ERO’s overarching question for an early childhood education review is ‘How well placed is this service to promote positive learning outcomes for children?’ ERO focuses on the following factors as described in the bicultural framework Ngā Pou Here:

Pou Whakahaere – how the service determines its vision, philosophy and direction to ensure positive outcomes for children

Pou Ārahi – how leadership is enacted to enhance positive outcomes for children

Mātauranga – whose knowledge is valued and how the curriculum is designed to achieve positive outcomes for children

Tikanga whakaako – how approaches to teaching and learning respond to diversity and support positive outcomes for children.

Within these areas ERO considers the effectiveness of arotake – self review and of whanaungatanga – partnerships with parents and whānau.

ERO evaluates how well placed a service is to sustain good practice and make ongoing improvements for the benefit of all children at the service.

A focus for the government is that all children, especially priority learners, have an opportunity to benefit from quality early childhood education.

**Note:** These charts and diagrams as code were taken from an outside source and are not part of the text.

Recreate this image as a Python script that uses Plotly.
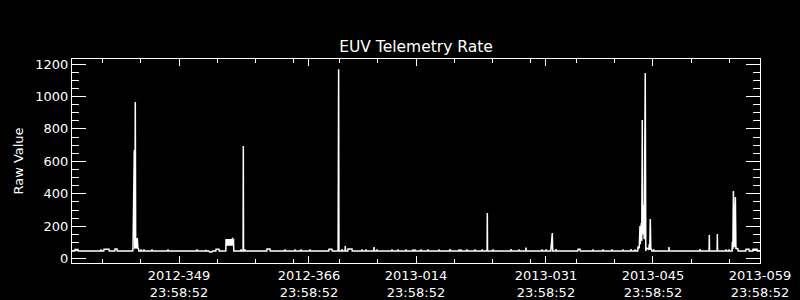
import pandas as pd
import plotly.graph_objects as go

# ---- data: time offsets in days from 2012-335 23:58:52 and raw telemetry rate ----
start_time = "2012-11-30 23:58:52"

day = [
    0.00, 0.36, 0.39, 0.78, 0.81,
    3.76, 3.79, 3.82,
    4.16, 4.19, 4.45, 4.84, 4.87,
    5.60, 5.63, 5.89, 5.92,
    7.95, 7.98, 8.15, 8.21, 8.28, 8.33, 8.37, 8.48, 8.54, 8.62, 8.70, 8.73,
    9.00, 9.03, 9.06, 9.39, 9.42, 9.45,
    10.44, 10.47, 10.50, 12.53, 12.56, 12.59,
    16.32, 16.35, 16.38, 17.50, 17.53, 17.56,
    17.90, 18.00, 18.30, 18.40,
    18.81, 18.84, 19.23, 19.26,
    20.12, 20.15, 20.21, 20.27, 20.33, 20.39, 20.45, 20.51, 20.57, 20.63,
    20.69, 20.75, 20.81, 20.87, 20.93, 20.99, 21.02, 21.08, 21.13, 21.16,
    22.08, 22.11, 22.14, 22.38, 22.41, 22.44, 22.60, 22.63, 22.66,
    25.48, 25.51, 25.90, 25.93,
    27.84, 27.87, 27.90, 29.14, 29.17, 29.20, 29.93, 29.96, 29.99,
    31.11, 31.14, 31.17, 33.59, 33.62, 34.01, 34.04,
    34.81, 34.84, 34.88, 34.92,
    35.29, 35.32, 35.35, 35.72, 35.75, 35.78, 36.08, 36.11, 36.63, 36.66,
    37.91, 37.94, 37.97, 38.43, 38.46, 38.49, 39.48, 39.51, 39.54, 39.87, 39.90, 39.93,
    41.83, 41.86, 41.89, 42.62, 42.65, 42.68, 43.66, 43.69, 43.72,
    44.58, 44.61, 44.64, 44.84, 44.87, 44.90, 45.63, 45.66, 45.69, 46.54, 46.57, 46.60,
    47.98, 48.01, 48.04, 49.42, 49.45, 49.48, 50.60, 50.63, 50.66, 50.86, 50.89, 50.92,
    51.64, 51.67, 51.70, 52.69, 52.72, 52.75, 53.61, 53.64, 53.67,
    54.30, 54.33, 54.36, 55.05, 55.08, 55.11,
    57.40, 57.43, 57.46, 58.45, 58.48, 58.51, 59.36, 59.39, 59.42,
    61.46, 61.49, 61.52, 61.98, 62.01, 62.04, 62.63, 62.66, 62.70, 62.83, 62.88, 63.29, 63.32, 63.35,
    66.17, 66.20, 66.46, 66.49, 68.13, 68.16, 68.19, 69.44, 69.47, 69.50, 70.61, 70.64, 70.67,
    72.05, 72.08, 72.11, 73.10, 73.13, 73.16, 73.62, 73.65, 73.68,
    74.00, 74.04, 74.20, 74.30, 74.34, 74.39, 74.43, 74.47, 74.53, 74.60, 74.66, 74.73,
    74.86, 74.99, 75.06, 75.15, 75.35, 75.45, 75.52, 75.58, 75.65, 75.72, 75.80, 75.84,
    76.08, 76.11, 76.14, 78.06, 78.09, 78.12, 82.12, 82.15, 82.18,
    83.34, 83.37, 83.40, 84.39, 84.42, 84.45,
    85.53, 85.56, 85.59, 85.92, 85.95, 85.98,
    86.35, 86.38, 86.45, 86.52, 86.65, 86.78, 86.85, 86.93, 87.12, 87.15,
    88.14, 88.17, 88.56, 88.59, 89.06, 89.09, 89.62, 89.65, 90.00,
]

rate = [
    48, 48, 56, 56, 48,
    48, 58, 48,
    48, 58, 58, 58, 48,
    48, 60, 60, 48,
    48, 62, 670, 62, 966, 64, 70, 64, 128, 64, 62, 48,
    48, 58, 48, 48, 58, 48,
    48, 58, 48, 48, 58, 48,
    48, 58, 48, 48, 55, 48,
    48, 42, 42, 48,
    48, 58, 58, 48,
    48, 121, 80, 121, 80, 121, 80, 121, 80, 121,
    80, 121, 80, 121, 80, 121, 129, 80, 121, 48,
    48, 58, 48, 48, 694, 48, 48, 58, 48,
    48, 60, 60, 48,
    48, 58, 48, 48, 58, 48, 48, 58, 48,
    48, 58, 48, 48, 58, 58, 48,
    48, 1160, 1168, 48,
    48, 60, 48, 48, 78, 48, 48, 60, 60, 48,
    48, 58, 48, 48, 58, 48, 48, 72, 48, 48, 58, 48,
    48, 58, 48, 48, 58, 48, 48, 58, 48,
    48, 58, 48, 48, 58, 48, 48, 58, 48, 48, 58, 48,
    48, 58, 48, 48, 60, 48, 48, 58, 48, 48, 58, 48,
    48, 58, 48, 48, 58, 48, 48, 58, 48,
    48, 282, 48, 48, 58, 48,
    48, 60, 48, 48, 58, 48, 48, 68, 48,
    48, 58, 48, 48, 58, 48, 48, 78, 62, 158, 48, 48, 60, 48,
    48, 58, 58, 48, 48, 58, 48, 48, 58, 48, 48, 58, 48,
    48, 58, 48, 48, 60, 48, 48, 58, 48,
    48, 70, 65, 202, 90, 214, 100, 220, 110, 855, 150, 331,
    120, 1144, 48, 65, 62, 55, 90, 55, 245, 55, 60, 48,
    48, 58, 48, 48, 72, 48, 48, 60, 48,
    48, 146, 48, 48, 152, 48,
    48, 58, 48, 48, 58, 48,
    48, 103, 60, 417, 70, 380, 60, 65, 60, 48,
    48, 58, 58, 48, 48, 58, 58, 48, 48,
]

# ---- axis ticks ----
x_range = ["2012-11-30 23:58:52", "2013-02-28 23:58:52"]
major_dates = ["2012-12-14 23:58:52", "2012-12-31 23:58:52", "2013-01-14 23:58:52",
               "2013-01-31 23:58:52", "2013-02-14 23:58:52", "2013-02-28 23:58:52"]
major_labels = ["2012-349<br>23:58:52", "2012-366<br>23:58:52", "2013-014<br>23:58:52",
                "2013-031<br>23:58:52", "2013-045<br>23:58:52", "2013-059<br>23:58:52"]
minor_dates = ["2012-12-04 23:58:52", "2012-12-09 23:58:52", "2012-12-19 23:58:52",
               "2012-12-24 23:58:52", "2012-12-29 23:58:52", "2013-01-04 23:58:52",
               "2013-01-09 23:58:52", "2013-01-19 23:58:52", "2013-01-24 23:58:52",
               "2013-01-29 23:58:52", "2013-02-04 23:58:52", "2013-02-09 23:58:52",
               "2013-02-19 23:58:52", "2013-02-24 23:58:52"]
y_ticks = [0, 200, 400, 600, 800, 1000, 1200]

times = pd.Timestamp(start_time) + pd.to_timedelta(day, unit="D")

FONT = "DejaVu Sans"

fig = go.Figure(go.Scatter(x=times, y=rate, mode="lines",
                           line=dict(color="white", width=1.5), hoverinfo="skip"))

fig.update_layout(
    width=800, height=300,
    margin=dict(l=72, r=40, t=59, b=37),
    paper_bgcolor="black", plot_bgcolor="black",
    showlegend=False,
    font=dict(family=FONT, color="white", size=13),
    title=dict(text="EUV Telemetry Rate", x=0.5, xref="paper", y=(300 - 47) / 300,
               yref="container", xanchor="center", yanchor="middle",
               font=dict(family=FONT, size=15.5, color="white")),
)

fig.update_xaxes(
    type="date", range=x_range, automargin=False,
    showline=True, linecolor="white", linewidth=1, mirror="ticks",
    showgrid=False, zeroline=False,
    tickmode="array", tickvals=major_dates, ticktext=major_labels,
    ticks="inside", ticklen=7, tickcolor="white", tickwidth=1,
    tickfont=dict(family=FONT, size=13, color="white"),
    minor=dict(tickmode="array", tickvals=minor_dates, ticks="inside",
               ticklen=4, tickcolor="white", tickwidth=1, showgrid=False),
)

fig.update_yaxes(
    range=[-26.5, 1231], automargin=False,
    showline=True, linecolor="white", linewidth=1, mirror="ticks",
    showgrid=False, zeroline=False,
    tickmode="array", tickvals=y_ticks,
    ticks="inside", ticklen=14, tickcolor="white", tickwidth=1,
    tickfont=dict(family=FONT, size=13, color="white"),
    minor=dict(dtick=50, tick0=0, ticks="inside", ticklen=7,
               tickcolor="white", tickwidth=1, showgrid=False),
    title=dict(text="Raw Value", font=dict(family=FONT, size=13, color="white"), standoff=8),
)

fig.write_html("out.html")
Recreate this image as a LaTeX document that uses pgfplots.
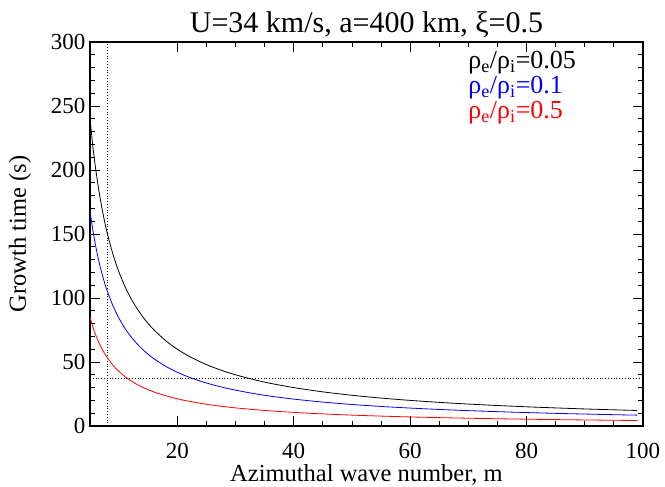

ERO will report on how well each service promotes positive outcomes for all children, with a focus on children who are Māori, Pacific, have diverse needs, and are up to the age of two.

For more information about the framework and Ngā Pou Here refer to ERO’s Approach to Review in Early Childhood Services.

ERO’s Overall Judgement

The overall judgement that ERO makes will depend on how well the service promotes positive learning outcomes for children. The categories are:

  • Very well placed

  • Well placed

  • Requires further development

  • Not well placed

ERO has developed criteria for each category. These are available on ERO’s website.

Review Coverage

ERO reviews are tailored to each service’s context and performance, within the overarching review framework. The aim is to provide information on aspects that are central to positive outcomes for children and useful to the service.